Le pire n’est pas pour demain
La crispation algéro-marocaine a certes des fondements géopolitiques. Elle relève aussi d’une question inavouable de leadership régional et de parité stratégique entre deux régimes autoritaires mais de nature institutionnelle différente. Mais cette rigidité relève d’avantage de la psychologie qui fait du voisin et néanmoins frère, l’ennemi intime dont la menace stratégique détermine la dimension même du système de défense militaire. Et même si les deux pays se sont lancés depuis quelques décennies dans des dépenses militaires souvent justifiées mais parfois démesurées par rapport à la nature réelle de la menace que l’un constituerait pour l’autre. Mais s’il y a eu par le passé une guerre en bonne et due forme et quelques escarmouches, un nouveau conflit militaire parait aujourd’hui comme une vue de l’esprit, ou une simple extrapolation d’un Cassandre nommé Sid-Ahmed Ghozali. D’ailleurs, l’ancien Premier ministre algérien révèle dans son entretien à Maroc Hebdo que le pire est toujours évitable.
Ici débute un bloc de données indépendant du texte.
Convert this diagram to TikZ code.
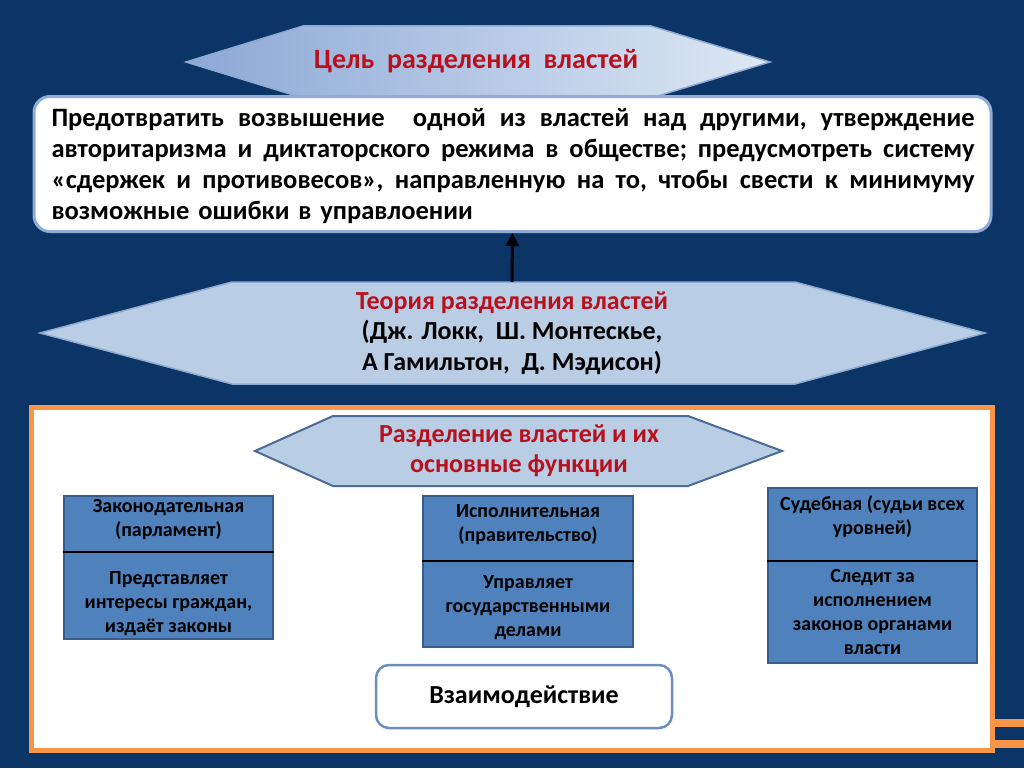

Notamment quand il révèle que le roi des Belges lui a révélé avoir préparé une rencontre sécrète à Bruxelles, en 1978, entre le roi Hassan II et le président Houari
Boumediene. Le syndrome de Waldenström, qui a foudroyé le Lider Maximo algérien en décembre de la même année, a voulu qu’il en soit autrement. Peut-être que si cette rencontre a eu lieu l’histoire du Sahara Occidental aurait pris un autre cours et, à la frontière algéro-marocaine, Kafka n’aurait pas élu domicile à Zoudj Bghal.